## Start Data extract

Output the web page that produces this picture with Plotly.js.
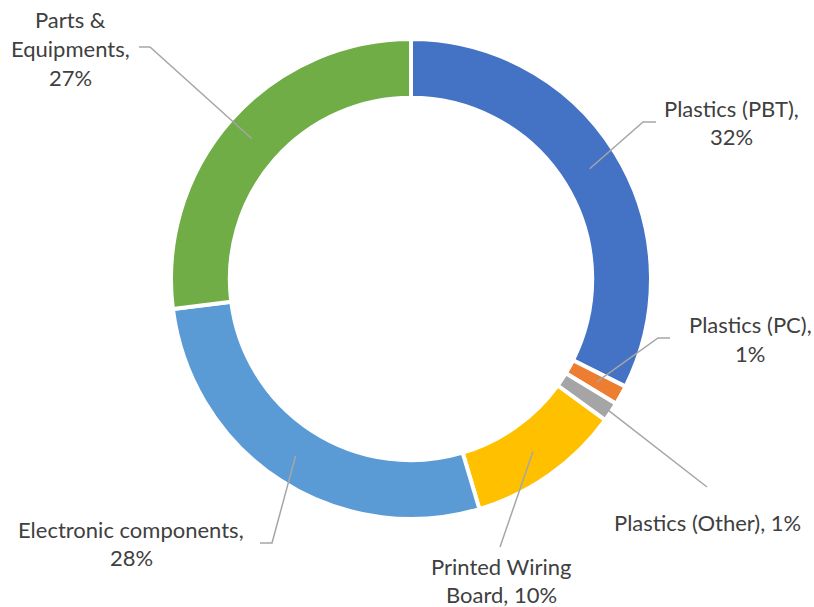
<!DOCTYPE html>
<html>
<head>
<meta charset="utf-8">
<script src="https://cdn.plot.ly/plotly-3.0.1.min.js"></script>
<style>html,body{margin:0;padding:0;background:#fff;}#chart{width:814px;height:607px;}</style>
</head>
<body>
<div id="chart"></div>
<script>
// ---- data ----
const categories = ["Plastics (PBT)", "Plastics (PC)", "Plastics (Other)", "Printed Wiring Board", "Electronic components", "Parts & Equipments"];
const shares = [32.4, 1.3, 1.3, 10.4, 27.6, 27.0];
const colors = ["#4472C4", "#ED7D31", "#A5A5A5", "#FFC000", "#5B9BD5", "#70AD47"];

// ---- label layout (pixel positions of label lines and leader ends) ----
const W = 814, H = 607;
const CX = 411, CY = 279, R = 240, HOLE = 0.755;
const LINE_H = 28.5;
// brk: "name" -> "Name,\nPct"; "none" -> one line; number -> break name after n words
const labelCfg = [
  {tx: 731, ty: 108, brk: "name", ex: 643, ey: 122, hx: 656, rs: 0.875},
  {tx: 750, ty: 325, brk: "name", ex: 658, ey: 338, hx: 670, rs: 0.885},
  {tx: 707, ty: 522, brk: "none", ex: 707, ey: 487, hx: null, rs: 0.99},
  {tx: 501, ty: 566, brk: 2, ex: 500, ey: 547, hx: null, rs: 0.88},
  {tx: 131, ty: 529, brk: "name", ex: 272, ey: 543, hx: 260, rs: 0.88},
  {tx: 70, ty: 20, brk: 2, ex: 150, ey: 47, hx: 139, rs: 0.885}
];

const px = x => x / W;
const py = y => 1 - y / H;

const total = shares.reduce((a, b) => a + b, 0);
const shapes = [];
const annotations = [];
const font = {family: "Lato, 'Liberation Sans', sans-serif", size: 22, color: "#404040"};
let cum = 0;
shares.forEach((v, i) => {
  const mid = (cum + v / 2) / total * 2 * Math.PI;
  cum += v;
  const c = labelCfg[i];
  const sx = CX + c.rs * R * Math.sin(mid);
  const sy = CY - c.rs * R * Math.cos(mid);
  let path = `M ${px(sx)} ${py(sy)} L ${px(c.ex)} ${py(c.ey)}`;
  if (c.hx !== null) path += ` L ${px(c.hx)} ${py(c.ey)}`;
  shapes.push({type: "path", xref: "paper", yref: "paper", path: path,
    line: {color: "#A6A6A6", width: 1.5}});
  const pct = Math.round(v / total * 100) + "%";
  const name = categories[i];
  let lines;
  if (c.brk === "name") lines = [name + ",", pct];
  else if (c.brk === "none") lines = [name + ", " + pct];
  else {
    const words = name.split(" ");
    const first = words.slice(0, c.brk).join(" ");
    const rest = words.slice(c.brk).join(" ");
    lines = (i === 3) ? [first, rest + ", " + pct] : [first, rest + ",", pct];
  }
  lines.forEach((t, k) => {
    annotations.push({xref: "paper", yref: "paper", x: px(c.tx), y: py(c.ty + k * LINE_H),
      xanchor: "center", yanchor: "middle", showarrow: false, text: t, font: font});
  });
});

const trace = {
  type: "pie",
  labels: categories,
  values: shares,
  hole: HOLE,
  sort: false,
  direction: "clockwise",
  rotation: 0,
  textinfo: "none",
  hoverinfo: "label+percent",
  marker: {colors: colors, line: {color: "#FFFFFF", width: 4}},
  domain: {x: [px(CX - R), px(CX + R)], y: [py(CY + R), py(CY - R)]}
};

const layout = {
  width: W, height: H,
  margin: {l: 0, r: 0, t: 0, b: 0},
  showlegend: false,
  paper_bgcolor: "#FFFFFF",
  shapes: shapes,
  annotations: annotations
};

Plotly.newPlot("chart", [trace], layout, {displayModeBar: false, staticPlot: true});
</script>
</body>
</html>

## End Data extract

Your task is to reproduce exactly the lines from the start of the data above through the line containing "const py = y => 1 - y / H;", leaving every picture out.

■ **Result of the task**
Output the web page that produces this picture with Plotly.js.
<!DOCTYPE html>
<html>
<head>
<meta charset="utf-8">
<script src="https://cdn.plot.ly/plotly-3.0.1.min.js"></script>
<style>html,body{margin:0;padding:0;background:#fff;}#chart{width:814px;height:607px;}</style>
</head>
<body>
<div id="chart"></div>
<script>
// ---- data ----
const categories = ["Plastics (PBT)", "Plastics (PC)", "Plastics (Other)", "Printed Wiring Board", "Electronic components", "Parts & Equipments"];
const shares = [32.4, 1.3, 1.3, 10.4, 27.6, 27.0];
const colors = ["#4472C4", "#ED7D31", "#A5A5A5", "#FFC000", "#5B9BD5", "#70AD47"];

// ---- label layout (pixel positions of label lines and leader ends) ----
const W = 814, H = 607;
const CX = 411, CY = 279, R = 240, HOLE = 0.755;
const LINE_H = 28.5;
// brk: "name" -> "Name,\nPct"; "none" -> one line; number -> break name after n words
const labelCfg = [
  {tx: 731, ty: 108, brk: "name", ex: 643, ey: 122, hx: 656, rs: 0.875},
  {tx: 750, ty: 325, brk: "name", ex: 658, ey: 338, hx: 670, rs: 0.885},
  {tx: 707, ty: 522, brk: "none", ex: 707, ey: 487, hx: null, rs: 0.99},
  {tx: 501, ty: 566, brk: 2, ex: 500, ey: 547, hx: null, rs: 0.88},
  {tx: 131, ty: 529, brk: "name", ex: 272, ey: 543, hx: 260, rs: 0.88},
  {tx: 70, ty: 20, brk: 2, ex: 150, ey: 47, hx: 139, rs: 0.885}
];

const px = x => x / W;
const py = y => 1 - y / H;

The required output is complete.